Beam-induced Back-streaming Electron Suppression Analysis for Accelerator Type Neutron Generators

TL;DR

This paper analyzes methods to suppress electron backstreaming in a high-flux neutron generator, demonstrating that an electrostatic shroud effectively reduces secondary electrons, enabling higher beam currents for neutron production.

Contribution

It introduces and experimentally verifies an electrostatic shroud method for suppressing electron backstreaming in neutron generators, improving beam current capabilities.

Findings

Electrostatic shroud with -800 V effectively suppresses backstreaming electrons.

Simulation results aligned with experimental verification.

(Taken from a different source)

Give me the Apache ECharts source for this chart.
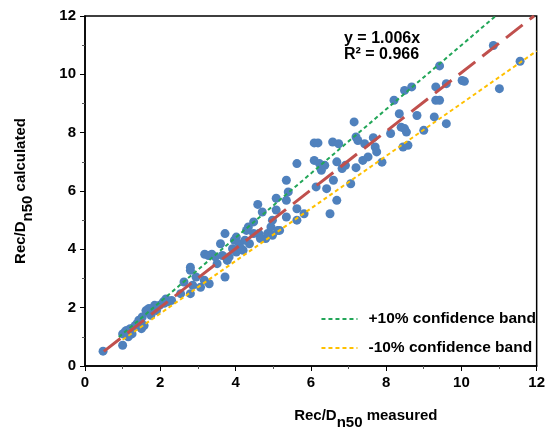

Suppression method enables higher neutron flux output.

Abstract

A facility based on a next-generation, high-flux D-D neutron generator has been commissioned and it is now operational at the University of California, Berkeley. The current generator design produces near monoenergetic 2.45 MeV neutrons at outputs of 10^8 n/s. Calculations provided show that future conditioning at higher currents and voltages will allow for a production rate over 10^10 n/s. A significant problem encountered was beam-induced electron backstreaming, that needed to be resolved to achieve meaningful beam currents. Two methods of suppressing secondary electrons resulting from the deuterium beam striking the target were tested: the application of static electric and magnetic fields. Computational simulations of both techniques were done using a finite element analysis in COMSOL Multiphysics. Experimental tests verified these simulation results. The most reliable suppression was achieved via the implementation of an electrostatic shroud with a voltage offset of -800 V relative to the target.